For instance, many studies have been done about how the brain functions during meditation and why that’s good for us. Type meditation into Youtube and you get about half a million pages. On one of those pages is a Buddhist meditation that has nearly 10 million hits. Despite this huge interest few people are rocking up to church to ask what we can offer in this regard.

 

My third shock came when my job as a school chaplain ended abruptly 10 months ago. Since then there has been no singing every day, no chapels to prepare, no sermons to write, no classes to teach. No work. No real connection to the institutional religion that I have been in or around for most of my life. 

 

Like the greater percentage of people in this country I went about my life without the church. I kept writing, and watching and listening to people talk. s some of you know as soon as someone knows you’re a priest it takes about a nano second for talk to turn to God and what makes meaning in life.

 

Once we’d got over their comments about the irrelevance of the church, some accurate and some way off beam, most of what I heard was a desire for wonder, a deep yearning for connection with Spirit, with our universe, with that which is beyond.
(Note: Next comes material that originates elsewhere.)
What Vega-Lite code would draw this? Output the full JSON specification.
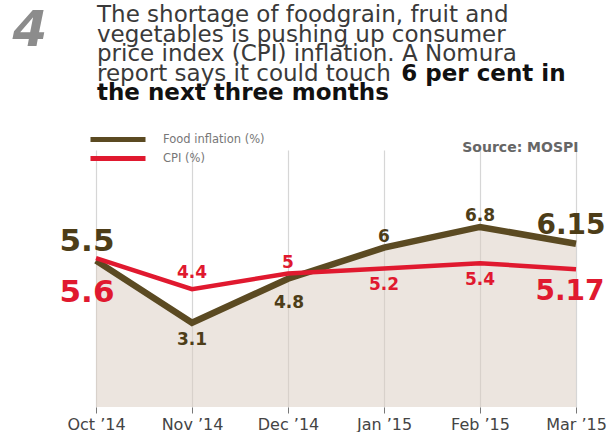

And I despaired at the great gulf that exists between the church and people of spirit.

 

At its best, religion offers a crucible for alchemy, that mysterious process where the rough stuff of life can be transformed into what is precious. This happens through holding sacred the great mysteries of existence, using ritual, art, music, sound and smell to activate our connection to the patterns of the universe and at the same time so disturb us that we realise we are not separate selves but part of an inexplicable interconnectedness. As a result, boundaries quite naturally fall down allowing mercy and justice to become commonplace. This is the life of the Spirit that we yearn for at our deepest core.

 

During the last 10 months my life has been dismantled and my own addiction to the familiar patterns has been unraveled. One of the things I’ve learnt is that we live in a neurological trap that allows us to keep expanding our mind, that is, to learn an infinite number of new patterns, but also acts as a limit to our growth by allowing familiar patterns to give us reassuring feedback. This is why you want to listen to Classic Hits and think Eminem is gross. Stravinsky instinctively understood that music, like nature, needed constant upheaval if we were to grow and he used dissonance to create that change.

 

Jesus was an expert at dissonance in another way. He was a character steeped in his tradition and skilled in the art of Mediterranean oral debate who could argue the toss with the best of them in public stoushes. He also used stories that had familiar patterns, recognizable to his audience and, like a Jodi Picoult novel had a sting in the tail that created a jarring dissonance for individuals and communities.

 

Right now, it seems we exist within a legalistic church structure addicted to familiar patterns of belief and behaviour. Concerned with each jot and tittle of the law if the offering from Bishop Philip into the GLBT discussion is anything to go by. Not too much different to the religious challenges the Jesus faced in 1st century Palestine.

 

We can go along with it or challenge this addiction by creating a ruckus as radical as the one prompted by Copernicus and Galileo with their crazy idea that the Earth was orbiting the sun. Turning long held and untested beliefs upside down.

 

Music, science and story. A disturbing trinity that could help us review all that we do as a church, shine light on why we have developed the belief systems we have and how we need to dramatically change our focus. If we engaged this enchanting trinity, we may be able to lift our eyes to the stars to regain the sense of wonder experienced by our ancestors and have something to offer beyond the partition walls that we have built. Awesome in the best sense of the word.

 

The great revolutionary Albert Einstein once said, never lose a holy curiosity. I think Jesus would agree with that revised Great Commission and might add, Fear not, for you will find me in that quest.

 

May the mysterious three unsettle and encourage you to new creativity.